**GOAL OF THE EXERCISE**. Please give the listing again, word for word, with nothing left out.

::::::::

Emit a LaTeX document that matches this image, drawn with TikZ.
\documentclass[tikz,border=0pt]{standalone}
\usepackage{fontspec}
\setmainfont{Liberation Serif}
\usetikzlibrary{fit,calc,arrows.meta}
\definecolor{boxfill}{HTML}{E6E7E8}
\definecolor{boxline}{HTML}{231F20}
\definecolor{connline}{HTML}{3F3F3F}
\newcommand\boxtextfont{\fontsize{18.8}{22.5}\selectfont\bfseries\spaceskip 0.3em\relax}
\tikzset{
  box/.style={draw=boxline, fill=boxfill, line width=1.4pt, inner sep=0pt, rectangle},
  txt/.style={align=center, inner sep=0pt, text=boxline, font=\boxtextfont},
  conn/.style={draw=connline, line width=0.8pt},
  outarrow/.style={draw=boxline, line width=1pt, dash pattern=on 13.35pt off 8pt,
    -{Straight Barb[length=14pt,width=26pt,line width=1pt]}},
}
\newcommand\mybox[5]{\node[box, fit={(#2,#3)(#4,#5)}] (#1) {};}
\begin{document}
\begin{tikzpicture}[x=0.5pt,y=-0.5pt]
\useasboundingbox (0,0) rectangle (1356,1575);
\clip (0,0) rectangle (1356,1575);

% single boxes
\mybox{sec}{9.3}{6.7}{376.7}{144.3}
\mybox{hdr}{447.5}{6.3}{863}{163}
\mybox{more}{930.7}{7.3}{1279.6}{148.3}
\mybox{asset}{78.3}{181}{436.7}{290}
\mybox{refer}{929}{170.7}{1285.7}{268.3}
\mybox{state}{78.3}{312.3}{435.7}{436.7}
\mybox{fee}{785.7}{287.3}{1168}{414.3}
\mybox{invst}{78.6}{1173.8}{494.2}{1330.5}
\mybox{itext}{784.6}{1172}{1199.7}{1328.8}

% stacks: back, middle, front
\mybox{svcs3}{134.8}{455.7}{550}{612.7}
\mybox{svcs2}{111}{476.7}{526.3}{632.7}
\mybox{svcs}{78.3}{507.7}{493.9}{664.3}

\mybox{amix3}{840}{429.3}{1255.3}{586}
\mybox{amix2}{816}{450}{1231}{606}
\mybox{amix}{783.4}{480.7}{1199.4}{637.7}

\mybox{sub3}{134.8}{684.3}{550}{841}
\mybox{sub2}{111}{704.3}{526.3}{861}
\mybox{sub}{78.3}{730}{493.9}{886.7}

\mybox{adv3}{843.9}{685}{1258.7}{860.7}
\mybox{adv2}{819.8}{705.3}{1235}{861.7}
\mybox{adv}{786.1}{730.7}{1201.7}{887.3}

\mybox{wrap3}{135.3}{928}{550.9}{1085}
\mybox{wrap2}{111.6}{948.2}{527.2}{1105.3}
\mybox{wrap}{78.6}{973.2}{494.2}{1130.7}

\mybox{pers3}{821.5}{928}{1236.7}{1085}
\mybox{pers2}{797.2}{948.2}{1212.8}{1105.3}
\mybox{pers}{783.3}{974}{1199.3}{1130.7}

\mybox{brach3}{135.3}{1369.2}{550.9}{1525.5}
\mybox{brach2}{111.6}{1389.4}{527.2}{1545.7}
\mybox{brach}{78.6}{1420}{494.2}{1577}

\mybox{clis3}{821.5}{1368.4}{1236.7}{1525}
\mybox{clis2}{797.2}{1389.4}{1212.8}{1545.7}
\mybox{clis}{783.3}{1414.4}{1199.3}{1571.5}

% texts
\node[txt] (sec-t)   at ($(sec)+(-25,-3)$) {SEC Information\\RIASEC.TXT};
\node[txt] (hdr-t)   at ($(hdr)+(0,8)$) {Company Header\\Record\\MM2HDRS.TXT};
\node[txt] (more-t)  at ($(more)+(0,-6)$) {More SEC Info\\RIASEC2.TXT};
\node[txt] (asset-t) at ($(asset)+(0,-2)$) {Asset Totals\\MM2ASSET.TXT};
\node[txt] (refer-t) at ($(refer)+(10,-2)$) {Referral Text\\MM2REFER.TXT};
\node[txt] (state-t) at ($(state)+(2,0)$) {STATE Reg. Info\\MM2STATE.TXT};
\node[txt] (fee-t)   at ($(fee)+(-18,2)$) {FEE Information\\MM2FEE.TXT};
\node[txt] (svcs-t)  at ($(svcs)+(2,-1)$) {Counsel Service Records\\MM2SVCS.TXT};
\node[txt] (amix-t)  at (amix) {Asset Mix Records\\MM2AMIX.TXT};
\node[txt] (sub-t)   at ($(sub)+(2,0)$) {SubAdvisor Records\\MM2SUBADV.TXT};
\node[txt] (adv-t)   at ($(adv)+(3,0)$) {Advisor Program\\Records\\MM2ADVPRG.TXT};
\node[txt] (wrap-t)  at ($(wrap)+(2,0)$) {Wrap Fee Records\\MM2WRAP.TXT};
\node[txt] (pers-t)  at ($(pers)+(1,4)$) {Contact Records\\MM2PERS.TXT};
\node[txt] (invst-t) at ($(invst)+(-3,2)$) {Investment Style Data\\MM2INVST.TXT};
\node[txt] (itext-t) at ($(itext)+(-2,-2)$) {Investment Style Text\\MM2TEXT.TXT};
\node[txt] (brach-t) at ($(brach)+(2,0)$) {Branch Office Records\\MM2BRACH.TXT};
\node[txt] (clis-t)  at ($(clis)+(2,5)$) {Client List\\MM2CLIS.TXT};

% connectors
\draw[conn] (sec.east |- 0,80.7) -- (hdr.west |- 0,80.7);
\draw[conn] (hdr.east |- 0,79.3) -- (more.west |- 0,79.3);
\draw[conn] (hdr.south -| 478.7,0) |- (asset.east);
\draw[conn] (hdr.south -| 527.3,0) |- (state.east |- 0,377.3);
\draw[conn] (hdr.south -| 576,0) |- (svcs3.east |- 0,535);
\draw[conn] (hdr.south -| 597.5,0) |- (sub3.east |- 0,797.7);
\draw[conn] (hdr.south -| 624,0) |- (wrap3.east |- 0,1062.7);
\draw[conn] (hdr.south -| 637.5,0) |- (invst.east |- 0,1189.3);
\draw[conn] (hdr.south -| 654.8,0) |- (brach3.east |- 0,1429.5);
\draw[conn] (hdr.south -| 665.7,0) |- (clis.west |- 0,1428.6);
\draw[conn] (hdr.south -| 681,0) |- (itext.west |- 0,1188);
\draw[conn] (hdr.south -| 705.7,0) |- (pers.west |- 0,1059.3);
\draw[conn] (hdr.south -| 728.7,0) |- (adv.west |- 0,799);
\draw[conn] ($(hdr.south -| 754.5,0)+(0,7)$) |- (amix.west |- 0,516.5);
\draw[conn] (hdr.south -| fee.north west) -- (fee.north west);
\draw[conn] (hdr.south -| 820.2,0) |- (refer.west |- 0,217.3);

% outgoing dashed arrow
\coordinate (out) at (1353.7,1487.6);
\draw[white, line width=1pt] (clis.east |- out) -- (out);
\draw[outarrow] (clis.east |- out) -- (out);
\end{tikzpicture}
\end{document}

::::::::

**OUTPUT OF THE EXERCISE**.
Emit a LaTeX document that matches this image, drawn with TikZ.
\documentclass[tikz,border=0pt]{standalone}
\usepackage{fontspec}
\setmainfont{Liberation Serif}
\usetikzlibrary{fit,calc,arrows.meta}
\definecolor{boxfill}{HTML}{E6E7E8}
\definecolor{boxline}{HTML}{231F20}
\definecolor{connline}{HTML}{3F3F3F}
\newcommand\boxtextfont{\fontsize{18.8}{22.5}\selectfont\bfseries\spaceskip 0.3em\relax}
\tikzset{
  box/.style={draw=boxline, fill=boxfill, line width=1.4pt, inner sep=0pt, rectangle},
  txt/.style={align=center, inner sep=0pt, text=boxline, font=\boxtextfont},
  conn/.style={draw=connline, line width=0.8pt},
  outarrow/.style={draw=boxline, line width=1pt, dash pattern=on 13.35pt off 8pt,
    -{Straight Barb[length=14pt,width=26pt,line width=1pt]}},
}
\newcommand\mybox[5]{\node[box, fit={(#2,#3)(#4,#5)}] (#1) {};}
\begin{document}
\begin{tikzpicture}[x=0.5pt,y=-0.5pt]
\useasboundingbox (0,0) rectangle (1356,1575);
\clip (0,0) rectangle (1356,1575);

% single boxes
\mybox{sec}{9.3}{6.7}{376.7}{144.3}
\mybox{hdr}{447.5}{6.3}{863}{163}
\mybox{more}{930.7}{7.3}{1279.6}{148.3}
\mybox{asset}{78.3}{181}{436.7}{290}
\mybox{refer}{929}{170.7}{1285.7}{268.3}
\mybox{state}{78.3}{312.3}{435.7}{436.7}
\mybox{fee}{785.7}{287.3}{1168}{414.3}
\mybox{invst}{78.6}{1173.8}{494.2}{1330.5}
\mybox{itext}{784.6}{1172}{1199.7}{1328.8}

% stacks: back, middle, front
\mybox{svcs3}{134.8}{455.7}{550}{612.7}
\mybox{svcs2}{111}{476.7}{526.3}{632.7}
\mybox{svcs}{78.3}{507.7}{493.9}{664.3}

\mybox{amix3}{840}{429.3}{1255.3}{586}
\mybox{amix2}{816}{450}{1231}{606}
\mybox{amix}{783.4}{480.7}{1199.4}{637.7}

\mybox{sub3}{134.8}{684.3}{550}{841}
\mybox{sub2}{111}{704.3}{526.3}{861}
\mybox{sub}{78.3}{730}{493.9}{886.7}

\mybox{adv3}{843.9}{685}{1258.7}{860.7}
\mybox{adv2}{819.8}{705.3}{1235}{861.7}
\mybox{adv}{786.1}{730.7}{1201.7}{887.3}

\mybox{wrap3}{135.3}{928}{550.9}{1085}
\mybox{wrap2}{111.6}{948.2}{527.2}{1105.3}
\mybox{wrap}{78.6}{973.2}{494.2}{1130.7}

\mybox{pers3}{821.5}{928}{1236.7}{1085}
\mybox{pers2}{797.2}{948.2}{1212.8}{1105.3}
\mybox{pers}{783.3}{974}{1199.3}{1130.7}

\mybox{brach3}{135.3}{1369.2}{550.9}{1525.5}
\mybox{brach2}{111.6}{1389.4}{527.2}{1545.7}
\mybox{brach}{78.6}{1420}{494.2}{1577}

\mybox{clis3}{821.5}{1368.4}{1236.7}{1525}
\mybox{clis2}{797.2}{1389.4}{1212.8}{1545.7}
\mybox{clis}{783.3}{1414.4}{1199.3}{1571.5}

% texts
\node[txt] (sec-t)   at ($(sec)+(-25,-3)$) {SEC Information\\RIASEC.TXT};
\node[txt] (hdr-t)   at ($(hdr)+(0,8)$) {Company Header\\Record\\MM2HDRS.TXT};
\node[txt] (more-t)  at ($(more)+(0,-6)$) {More SEC Info\\RIASEC2.TXT};
\node[txt] (asset-t) at ($(asset)+(0,-2)$) {Asset Totals\\MM2ASSET.TXT};
\node[txt] (refer-t) at ($(refer)+(10,-2)$) {Referral Text\\MM2REFER.TXT};
\node[txt] (state-t) at ($(state)+(2,0)$) {STATE Reg. Info\\MM2STATE.TXT};
\node[txt] (fee-t)   at ($(fee)+(-18,2)$) {FEE Information\\MM2FEE.TXT};
\node[txt] (svcs-t)  at ($(svcs)+(2,-1)$) {Counsel Service Records\\MM2SVCS.TXT};
\node[txt] (amix-t)  at (amix) {Asset Mix Records\\MM2AMIX.TXT};
\node[txt] (sub-t)   at ($(sub)+(2,0)$) {SubAdvisor Records\\MM2SUBADV.TXT};
\node[txt] (adv-t)   at ($(adv)+(3,0)$) {Advisor Program\\Records\\MM2ADVPRG.TXT};
\node[txt] (wrap-t)  at ($(wrap)+(2,0)$) {Wrap Fee Records\\MM2WRAP.TXT};
\node[txt] (pers-t)  at ($(pers)+(1,4)$) {Contact Records\\MM2PERS.TXT};
\node[txt] (invst-t) at ($(invst)+(-3,2)$) {Investment Style Data\\MM2INVST.TXT};
\node[txt] (itext-t) at ($(itext)+(-2,-2)$) {Investment Style Text\\MM2TEXT.TXT};
\node[txt] (brach-t) at ($(brach)+(2,0)$) {Branch Office Records\\MM2BRACH.TXT};
\node[txt] (clis-t)  at ($(clis)+(2,5)$) {Client List\\MM2CLIS.TXT};

% connectors
\draw[conn] (sec.east |- 0,80.7) -- (hdr.west |- 0,80.7);
\draw[conn] (hdr.east |- 0,79.3) -- (more.west |- 0,79.3);
\draw[conn] (hdr.south -| 478.7,0) |- (asset.east);
\draw[conn] (hdr.south -| 527.3,0) |- (state.east |- 0,377.3);
\draw[conn] (hdr.south -| 576,0) |- (svcs3.east |- 0,535);
\draw[conn] (hdr.south -| 597.5,0) |- (sub3.east |- 0,797.7);
\draw[conn] (hdr.south -| 624,0) |- (wrap3.east |- 0,1062.7);
\draw[conn] (hdr.south -| 637.5,0) |- (invst.east |- 0,1189.3);
\draw[conn] (hdr.south -| 654.8,0) |- (brach3.east |- 0,1429.5);
\draw[conn] (hdr.south -| 665.7,0) |- (clis.west |- 0,1428.6);
\draw[conn] (hdr.south -| 681,0) |- (itext.west |- 0,1188);
\draw[conn] (hdr.south -| 705.7,0) |- (pers.west |- 0,1059.3);
\draw[conn] (hdr.south -| 728.7,0) |- (adv.west |- 0,799);
\draw[conn] ($(hdr.south -| 754.5,0)+(0,7)$) |- (amix.west |- 0,516.5);
\draw[conn] (hdr.south -| fee.north west) -- (fee.north west);
\draw[conn] (hdr.south -| 820.2,0) |- (refer.west |- 0,217.3);

% outgoing dashed arrow
\coordinate (out) at (1353.7,1487.6);
\draw[white, line width=1pt] (clis.east |- out) -- (out);
\draw[outarrow] (clis.east |- out) -- (out);
\end{tikzpicture}
\end{document}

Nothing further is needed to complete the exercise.